Now that its open sourced, who will do the work? Some may feel that the OEMs are already set in their ways and have selected their favorite OS to work with. Samsung is already making a killing as number one on Android. HTC continues to be second place, everywhere. Amazon and Barnes & Nobles forked Android and are pretending visually not to be using it and avoiding its marketplace. Verizon and Motorola are happy with their robot porn commercials and shoving down “Droid” noises from sea to shining sea. But one upcoming event will once again shake everyone’s cozy nooks – Google’s acquisition of Motorola.
If Palm contributed one other thing to the world of mobile OS’s other than webOS itself, it is the cautionary tale of Palm One and Palm Source. As that is a long story in itself, I’ll just cut to the moral of THAT story – don’t compete against your own licensees. Will Samsung take the chance of being shoved to the 2nd place spot once Motorola utilizes all the resources they’ll have in their possession once the acquisition goes through? (A scenario Google laughably states will not remotely happen). HTC most likely won’t be thrilled at 3rd place and Windows Phone, a licensed OS, will look more attractive as an option – but an expensive one for the OEMs.

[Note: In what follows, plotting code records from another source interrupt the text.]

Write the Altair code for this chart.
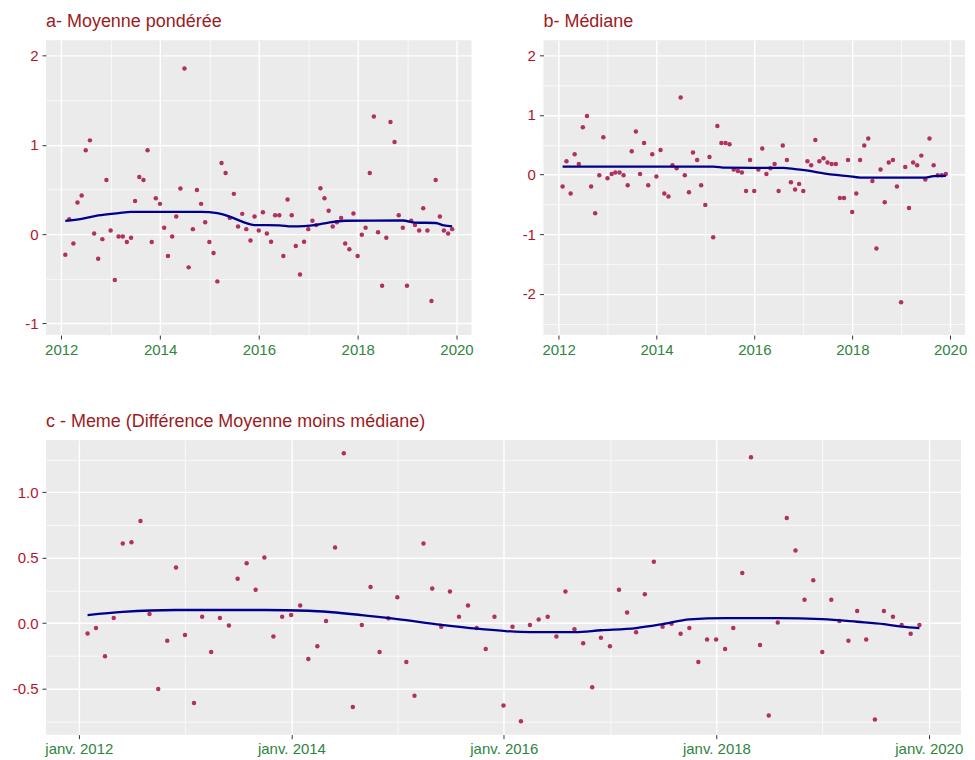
import altair as alt
import pandas as pd

# Monthly observations (month ends, Jan 2012 .. Nov 2019)
dates = (pd.date_range("2012-02-01", periods=95, freq="MS") - pd.Timedelta(days=1)).strftime("%Y-%m-%dT00:00:00").tolist()

moyenne = [
    -0.231, 0.168, -0.104, 0.354, 0.432, 0.939, 1.050, 0.007, -0.276, -0.056,
    0.607, 0.041, -0.514, -0.026, -0.026, -0.089, -0.041, 0.372, 0.641, 0.607,
    0.939, -0.089, 0.402, 0.339, 0.071, -0.246, -0.026, 0.197, 0.510, 1.855,
    -0.372, 0.056, 0.495, 0.339, 0.134, -0.089, -0.212, -0.529, 0.797, 0.685,
    0.182, 0.451, 0.086, 0.227, 0.056, -0.071, 0.197, 0.041, 0.246, 0.007,
    -0.086, 0.212, 0.212, -0.246, 0.387, 0.212, -0.134, -0.451, -0.086, 0.056,
    0.149, 0.101, 0.514, 0.402, 0.261, 0.086, 0.134, 0.182, -0.104, -0.168,
    0.231, -0.246, -0.007, 0.071, 0.685, 1.318, 0.022, -0.577, -0.041, 1.255,
    1.032, 0.212, 0.071, -0.577, 0.149, 0.101, 0.041, 0.291, 0.041, -0.749,
    0.607, 0.197, 0.041, 0.007, 0.056,
]

mediane = [
    -0.201, 0.223, -0.318, 0.341, 0.179, 0.793, 0.983, -0.201, -0.648, -0.011,
    0.626, -0.061, 0.011, 0.034, 0.034, -0.011, -0.179, 0.391, 0.721, 0.011,
    0.531, -0.179, 0.341, -0.034, 0.413, -0.318, -0.369, 0.156, 0.106, 1.291,
    -0.011, -0.296, 0.369, 0.246, -0.179, -0.508, 0.296, -1.050, 0.816, 0.531,
    0.531, 0.508, 0.084, 0.061, 0.034, -0.274, 0.246, -0.274, 0.084, 0.436,
    0.011, 0.106, 0.179, -0.274, 0.486, 0.246, -0.128, -0.251, -0.156, -0.274,
    0.223, 0.156, 0.581, 0.223, 0.274, 0.201, 0.179, 0.179, -0.391, -0.391,
    0.246, -0.626, -0.318, 0.246, 0.486, 0.603, -0.106, -1.240, 0.084, -0.464,
    0.201, 0.246, -0.201, -2.140, 0.128, -0.559, 0.201, 0.156, 0.318, -0.084,
    0.603, 0.156, -0.011, -0.011, 0.011,
]

meme = [
    -0.079, -0.038, -0.254, 0.038, 0.608, 0.618, 0.781, 0.069, -0.504, -0.135,
    0.425, -0.092, -0.611, 0.048, -0.221, 0.038, -0.018, 0.338, 0.458, 0.254,
    0.501, -0.102, 0.048, 0.061, 0.135, -0.275, -0.178, 0.015, 0.578, 1.298,
    -0.641, -0.015, 0.275, -0.221, 0.036, 0.198, -0.298, -0.555, 0.608, 0.265,
    -0.028, 0.242, 0.048, 0.135, -0.038, -0.198, 0.048, -0.631, -0.028, -0.751,
    -0.015, 0.028, 0.048, -0.102, 0.242, -0.048, -0.155, -0.491, -0.112, -0.178,
    0.254, 0.081, -0.071, 0.221, 0.468, -0.028, -0.005, -0.081, -0.038, -0.298,
    -0.125, -0.125, -0.198, -0.038, 0.382, 1.267, -0.168, -0.707, 0.005, 0.804,
    0.555, 0.178, 0.328, -0.221, 0.178, 0.015, -0.135, 0.092, -0.125, -0.738,
    0.092, 0.048, -0.015, -0.081, -0.015,
]

# Smoothed curves (read at knots, index into dates)
moyenne_smooth_idx = [0, 4, 8, 13, 16, 33, 37, 40, 43, 46, 52, 55, 58, 61, 64, 68, 82, 85, 90, 92, 94]
moyenne_smooth = [0.149, 0.172, 0.209, 0.236, 0.250, 0.250, 0.235, 0.197, 0.140, 0.102, 0.098, 0.086,
                  0.090, 0.104, 0.130, 0.150, 0.153, 0.130, 0.125, 0.097, 0.086]

mediane_smooth_idx = [0, 37, 40, 54, 57, 61, 64, 67, 70, 73, 89, 91, 94]
mediane_smooth = [0.134, 0.134, 0.115, 0.112, 0.090, 0.056, 0.022, -0.006, -0.025, -0.050, -0.050, -0.025, -0.022]

meme_smooth_idx = [0, 4, 10, 20, 25, 31, 35, 40, 44, 47, 50, 55, 58, 62, 65, 68, 72, 78, 83, 87, 90, 92, 94]
meme_smooth = [0.061, 0.085, 0.100, 0.100, 0.094, 0.061, 0.030, -0.013, -0.043, -0.060, -0.069, -0.069,
               -0.055, -0.038, -0.008, 0.028, 0.038, 0.038, 0.030, 0.010, -0.008, -0.028, -0.038]

titles = ["a- Moyenne pondérée", "b- Médiane", "c - Meme (Différence Moyenne moins médiane)"]

FONT = "Liberation Sans"
TITLE_COLOR = "#9E1B22"
YLAB_COLOR = "#B5152B"
XLAB_COLOR = "#2E8540"
POINT_COLOR = "#B03060"
LINE_COLOR = "#00008B"

x_domain = [alt.DateTime(year=2011, month=9, date=10), alt.DateTime(year=2020, month=4, date=21)]
x_values = [alt.DateTime(year=y, month=1, date=1) for y in range(2012, 2021)]


def panel(vals, sidx, svals, title, ydomain, yvals, ymajor_step, xlabel_expr, width, height):
    df = pd.DataFrame({"date": dates, "v": vals})
    sdf = pd.DataFrame({"date": [dates[i] for i in sidx], "v": svals})
    minor_test_y = f"abs(datum.value % {ymajor_step}) > 0.001"
    if ymajor_step == 1:
        ylab = "abs(datum.value % 1) > 0.001 ? '' : replace(format(datum.value, 'd'), '\u2212', '-')"
    else:
        ylab = f"abs(datum.value % {ymajor_step}) > 0.001 ? '' : replace(format(datum.value, '.1f'), '\u2212', '-')"
    x_axis = alt.Axis(
        values=x_values,
        labelExpr=xlabel_expr,
        title=None,
        labelColor=XLAB_COLOR,
        labelFont=FONT,
        labelFontSize=15,
        labelPadding=3,
        labelOverlap=False,
        labelFlush=False,
        tickSize=4,
        tickColor="#333333",
        tickOpacity={"condition": {"test": "year(datum.value) % 2 == 1", "value": 0}, "value": 1},
        gridColor="white",
        gridWidth={"condition": {"test": "year(datum.value) % 2 == 1", "value": 0.7}, "value": 1.4},
        domain=False,
    )
    y_axis = alt.Axis(
        values=yvals,
        labelExpr=ylab,
        title=None,
        labelColor=YLAB_COLOR,
        labelFont=FONT,
        labelFontSize=15,
        labelPadding=4,
        labelOverlap=False,
        labelFlush=False,
        tickSize=4,
        tickColor="#333333",
        tickOpacity={"condition": {"test": minor_test_y, "value": 0}, "value": 1},
        gridColor="white",
        gridWidth={"condition": {"test": minor_test_y, "value": 0.7}, "value": 1.4},
        domain=False,
        minExtent=38,
        maxExtent=38,
    )
    x = alt.X("date:T", scale=alt.Scale(domain=x_domain, nice=False), axis=x_axis)
    y = alt.Y("v:Q", scale=alt.Scale(domain=ydomain, nice=False, zero=False), axis=y_axis)
    pts = alt.Chart(df).mark_circle(size=20, color=POINT_COLOR, opacity=1).encode(x=x, y=y)
    line = alt.Chart(sdf).mark_line(color=LINE_COLOR, strokeWidth=2.3, interpolate="monotone").encode(x=x, y=y)
    return alt.layer(pts, line).properties(
        width=width,
        height=height,
        title=alt.TitleParams(
            text=title, anchor="start", frame="group", color=TITLE_COLOR, font=FONT,
            fontSize=18, fontWeight="normal", baseline="alphabetic", offset=-5,
        ),
    )


year_expr = "year(datum.value) % 2 == 0 ? timeFormat(datum.value, '%Y') : ''"
janv_expr = "year(datum.value) % 2 == 0 ? 'janv. ' + timeFormat(datum.value, '%Y') : ''"

pa = panel(moyenne, moyenne_smooth_idx, moyenne_smooth, titles[0], [-1.13, 2.17],
           [-1, -0.5, 0, 0.5, 1, 1.5, 2], 1, year_expr, 426, 295)
pb = panel(mediane, mediane_smooth_idx, mediane_smooth, titles[1], [-2.69, 2.25],
           [-2.5, -2, -1.5, -1, -0.5, 0, 0.5, 1, 1.5, 2], 1, year_expr, 422, 295)
pc = panel(meme, meme_smooth_idx, meme_smooth, titles[2], [-0.853, 1.40],
           [-0.75, -0.5, -0.25, 0, 0.25, 0.5, 0.75, 1.0, 1.25], 0.5, janv_expr, 916, 295)

top = alt.hconcat(pa, pb, spacing=32)
chart = alt.vconcat(top, pc, spacing=56).properties(
    padding={"left": 0, "top": 5, "right": 0, "bottom": 0},
    background="white",
).configure_view(fill="#EBEBEB", strokeWidth=0)

chart.save("out.html", embed_options={"renderer": "svg", "actions": False})
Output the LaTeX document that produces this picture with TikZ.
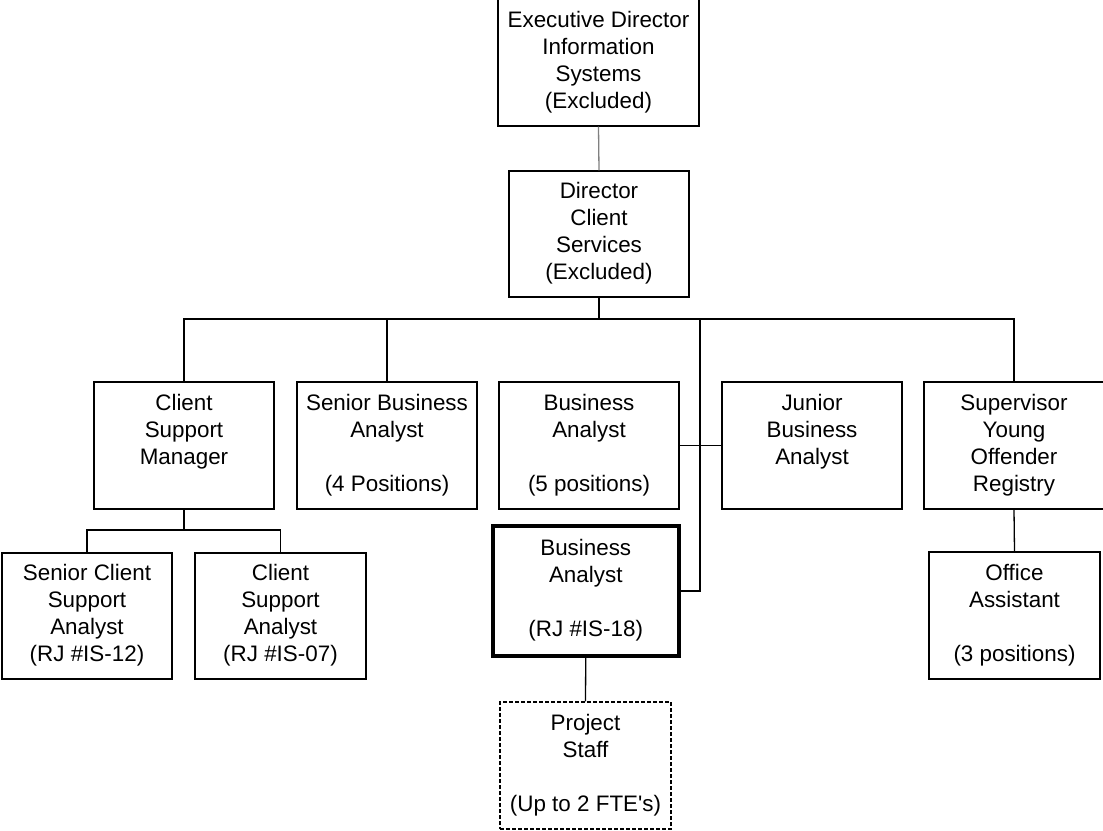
\documentclass[tikz,border=0pt]{standalone}
\usepackage{fontspec}
\setmainfont{Liberation Sans}
\newfontfamily\rawfont{Liberation Sans}[Ligatures=ResetAll]
\definecolor{lgray}{RGB}{128,128,128}
\begin{document}
\begin{tikzpicture}[x=1pt,y=-1pt,
  box/.style={draw, line width=1.3pt, minimum width=180pt, minimum height=127pt,
    inner sep=0pt, align=center, font=\fontsize{22.4}{27}\selectfont},
  link/.style={line width=1.3pt}]
\useasboundingbox (0,0) rectangle (1103,830);
% nodes
\node[box, minimum width=201pt] (exec) at (598.5,62.5)
  {\strut Executive Director\\\strut Information\\\strut Systems\\\strut (Excluded)};
\node[box, minimum height=126pt] (dir) at (599,234)
  {\strut Director\\\strut Client\\\strut Services\\\strut (Excluded)};
\node[box] (csm) at (184,445.5) {\strut Client\\\strut Support\\\strut Manager\\\strut};
\node[box] (sba) at (387,445.5) {\strut Senior Business\\\strut Analyst\\\strut\\\strut (4 Positions)};
\node[box] (ba) at (589,445.5) {\strut Business\\\strut Analyst\\\strut\\\strut (5 positions)};
\node[box] (jba) at (812,445.5) {\strut Junior\\\strut Business\\\strut Analyst\\\strut};
\node[box] (syor) at (1014,445.5) {\strut Supervisor\\\strut Young\\\strut Offender\\\strut Registry};
\node[box, minimum width=170pt, minimum height=126pt] (scsa) at (87,616)
  {\strut Senior Client\\\strut Support\\\strut Analyst\\\strut (RJ \#IS-12)};
\node[box, minimum width=171pt, minimum height=126pt] (csa) at (280.5,616)
  {\strut Client\\\strut Support\\\strut Analyst\\\strut (RJ \#IS-07)};
\node[box, line width=4pt, minimum width=185.5pt, minimum height=130pt] (barj) at (585.75,591)
  {\strut Business\\\strut Analyst\\\strut\\\strut (RJ \#IS-18)};
\node[box, dash pattern=on 4pt off 2pt, minimum width=171pt] (ps) at (585.5,765.5)
  {\strut Project\\\strut Staff\\\strut\\\strut (Up to 2 FTE{\rawfont\fontsize{22.4}{27}\selectfont '}s)};
\node[box, minimum width=171pt] (oa) at (1014.5,615.5)
  {\strut Office\\\strut Assistant\\\strut\\\strut (3 positions)};
% coordinates
\coordinate (bus) at (599,319);
\coordinate (busL) at (184,319);
\coordinate (busR) at (1014,319);
\coordinate (busT) at (700,319);
\coordinate (j1) at (184,530);
% connectors
\draw[link, lgray] (exec.south) -- (dir.north);
\draw[link] (dir.south) -- (bus);
\draw[link] (csm.north) -- (busL) -- (busR) -- (syor.north);
\draw[link] (sba.north) -- (sba.north |- busL);
\draw[link] (busT) |- (barj.east);
\draw[link] (ba.east) -- (jba.west);
\draw[link] (csm.south) -- (j1);
\draw[link] (scsa.north) |- (j1) -| (csa.north);
\draw[link] (barj.south) -- (ps.north);
\draw[link] (syor.south) -- (oa.north);
\end{tikzpicture}
\end{document}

This is where webOS can shine as the dark horse it was meant to be. Both an attractive OS and now free and open-sourced, webOS can fill this gap, expand its ecosystem, inspiring innovations through competition not only at Android but at iOS and Windows Phone as well, and stand on its own as a solid, elegant, and natural mobile OS for the smart phones of the future. HP has already announced that, although they will make tablets in the future, they will stay away from the smartphone business – paving the way for 3rd parties to come in and not have to worry about the competing against the OS developers themselves in the market and instead compete against each other.
It’s been a long road for webOS. But I’m pleased to say, when HP pushes the button, webOS will finally be home – whether that home is on the same lane as Android, iOS, and Windows phone or at the local homeless shelter remains to be seen.